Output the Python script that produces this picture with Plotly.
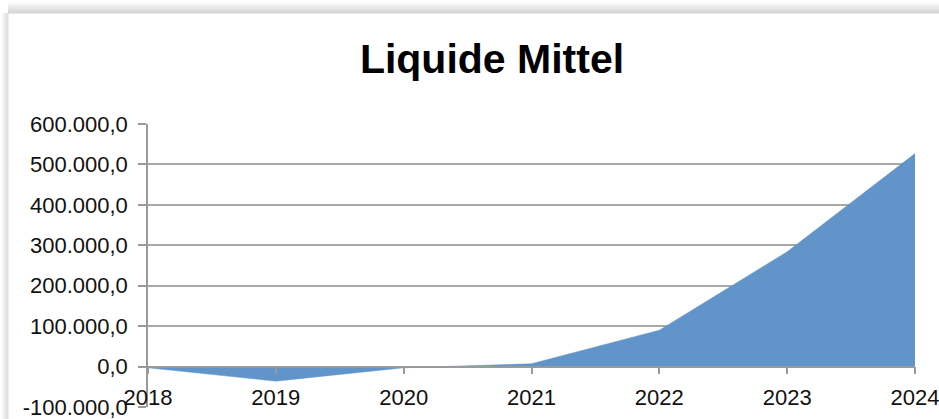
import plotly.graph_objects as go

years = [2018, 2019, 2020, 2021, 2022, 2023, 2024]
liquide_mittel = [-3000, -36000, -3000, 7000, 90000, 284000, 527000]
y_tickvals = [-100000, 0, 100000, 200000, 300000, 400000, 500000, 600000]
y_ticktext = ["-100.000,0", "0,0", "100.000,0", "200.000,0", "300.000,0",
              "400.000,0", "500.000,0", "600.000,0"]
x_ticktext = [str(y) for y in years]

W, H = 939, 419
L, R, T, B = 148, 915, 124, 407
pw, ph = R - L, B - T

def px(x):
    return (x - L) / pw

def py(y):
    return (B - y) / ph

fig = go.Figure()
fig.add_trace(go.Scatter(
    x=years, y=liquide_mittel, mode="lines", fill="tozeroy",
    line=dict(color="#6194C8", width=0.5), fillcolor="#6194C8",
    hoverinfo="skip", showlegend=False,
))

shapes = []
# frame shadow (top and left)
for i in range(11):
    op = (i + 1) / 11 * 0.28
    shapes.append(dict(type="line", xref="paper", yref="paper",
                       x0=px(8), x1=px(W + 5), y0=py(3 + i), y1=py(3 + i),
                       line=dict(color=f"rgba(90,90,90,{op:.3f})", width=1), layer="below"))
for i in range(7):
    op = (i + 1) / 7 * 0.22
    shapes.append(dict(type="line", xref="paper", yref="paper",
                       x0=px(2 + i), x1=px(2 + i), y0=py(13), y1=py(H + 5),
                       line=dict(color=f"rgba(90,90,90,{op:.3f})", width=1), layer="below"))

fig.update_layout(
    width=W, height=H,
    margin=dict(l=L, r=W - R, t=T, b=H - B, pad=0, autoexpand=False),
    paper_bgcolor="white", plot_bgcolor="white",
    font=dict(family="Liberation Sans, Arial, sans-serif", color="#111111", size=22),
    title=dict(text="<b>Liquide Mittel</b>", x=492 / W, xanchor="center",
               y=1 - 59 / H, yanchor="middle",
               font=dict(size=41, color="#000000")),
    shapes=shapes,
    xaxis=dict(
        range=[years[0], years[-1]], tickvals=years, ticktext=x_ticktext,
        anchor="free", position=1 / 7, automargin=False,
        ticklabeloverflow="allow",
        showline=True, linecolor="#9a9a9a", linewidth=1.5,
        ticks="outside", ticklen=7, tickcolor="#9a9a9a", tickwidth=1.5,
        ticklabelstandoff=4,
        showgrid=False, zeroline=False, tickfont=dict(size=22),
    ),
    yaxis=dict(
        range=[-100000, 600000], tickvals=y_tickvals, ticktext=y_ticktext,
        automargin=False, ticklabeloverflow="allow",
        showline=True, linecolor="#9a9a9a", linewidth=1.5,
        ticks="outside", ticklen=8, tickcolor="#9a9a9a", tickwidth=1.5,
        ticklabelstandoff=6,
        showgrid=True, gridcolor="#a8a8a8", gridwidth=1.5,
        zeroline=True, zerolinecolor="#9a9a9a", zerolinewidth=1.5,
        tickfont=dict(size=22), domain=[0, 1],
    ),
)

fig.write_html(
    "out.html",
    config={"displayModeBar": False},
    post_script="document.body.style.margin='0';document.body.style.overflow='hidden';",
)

▶ [What is needed]: Give an exact reproduction of every line, leaving out any picture.

▶ [Written response]:
Output the Python script that produces this picture with Plotly.
import plotly.graph_objects as go

years = [2018, 2019, 2020, 2021, 2022, 2023, 2024]
liquide_mittel = [-3000, -36000, -3000, 7000, 90000, 284000, 527000]
y_tickvals = [-100000, 0, 100000, 200000, 300000, 400000, 500000, 600000]
y_ticktext = ["-100.000,0", "0,0", "100.000,0", "200.000,0", "300.000,0",
              "400.000,0", "500.000,0", "600.000,0"]
x_ticktext = [str(y) for y in years]

W, H = 939, 419
L, R, T, B = 148, 915, 124, 407
pw, ph = R - L, B - T

def px(x):
    return (x - L) / pw

def py(y):
    return (B - y) / ph

fig = go.Figure()
fig.add_trace(go.Scatter(
    x=years, y=liquide_mittel, mode="lines", fill="tozeroy",
    line=dict(color="#6194C8", width=0.5), fillcolor="#6194C8",
    hoverinfo="skip", showlegend=False,
))

shapes = []
# frame shadow (top and left)
for i in range(11):
    op = (i + 1) / 11 * 0.28
    shapes.append(dict(type="line", xref="paper", yref="paper",
                       x0=px(8), x1=px(W + 5), y0=py(3 + i), y1=py(3 + i),
                       line=dict(color=f"rgba(90,90,90,{op:.3f})", width=1), layer="below"))
for i in range(7):
    op = (i + 1) / 7 * 0.22
    shapes.append(dict(type="line", xref="paper", yref="paper",
                       x0=px(2 + i), x1=px(2 + i), y0=py(13), y1=py(H + 5),
                       line=dict(color=f"rgba(90,90,90,{op:.3f})", width=1), layer="below"))

fig.update_layout(
    width=W, height=H,
    margin=dict(l=L, r=W - R, t=T, b=H - B, pad=0, autoexpand=False),
    paper_bgcolor="white", plot_bgcolor="white",
    font=dict(family="Liberation Sans, Arial, sans-serif", color="#111111", size=22),
    title=dict(text="<b>Liquide Mittel</b>", x=492 / W, xanchor="center",
               y=1 - 59 / H, yanchor="middle",
               font=dict(size=41, color="#000000")),
    shapes=shapes,
    xaxis=dict(
        range=[years[0], years[-1]], tickvals=years, ticktext=x_ticktext,
        anchor="free", position=1 / 7, automargin=False,
        ticklabeloverflow="allow",
        showline=True, linecolor="#9a9a9a", linewidth=1.5,
        ticks="outside", ticklen=7, tickcolor="#9a9a9a", tickwidth=1.5,
        ticklabelstandoff=4,
        showgrid=False, zeroline=False, tickfont=dict(size=22),
    ),
    yaxis=dict(
        range=[-100000, 600000], tickvals=y_tickvals, ticktext=y_ticktext,
        automargin=False, ticklabeloverflow="allow",
        showline=True, linecolor="#9a9a9a", linewidth=1.5,
        ticks="outside", ticklen=8, tickcolor="#9a9a9a", tickwidth=1.5,
        ticklabelstandoff=6,
        showgrid=True, gridcolor="#a8a8a8", gridwidth=1.5,
        zeroline=True, zerolinecolor="#9a9a9a", zerolinewidth=1.5,
        tickfont=dict(size=22), domain=[0, 1],
    ),
)

fig.write_html(
    "out.html",
    config={"displayModeBar": False},
    post_script="document.body.style.margin='0';document.body.style.overflow='hidden';",
)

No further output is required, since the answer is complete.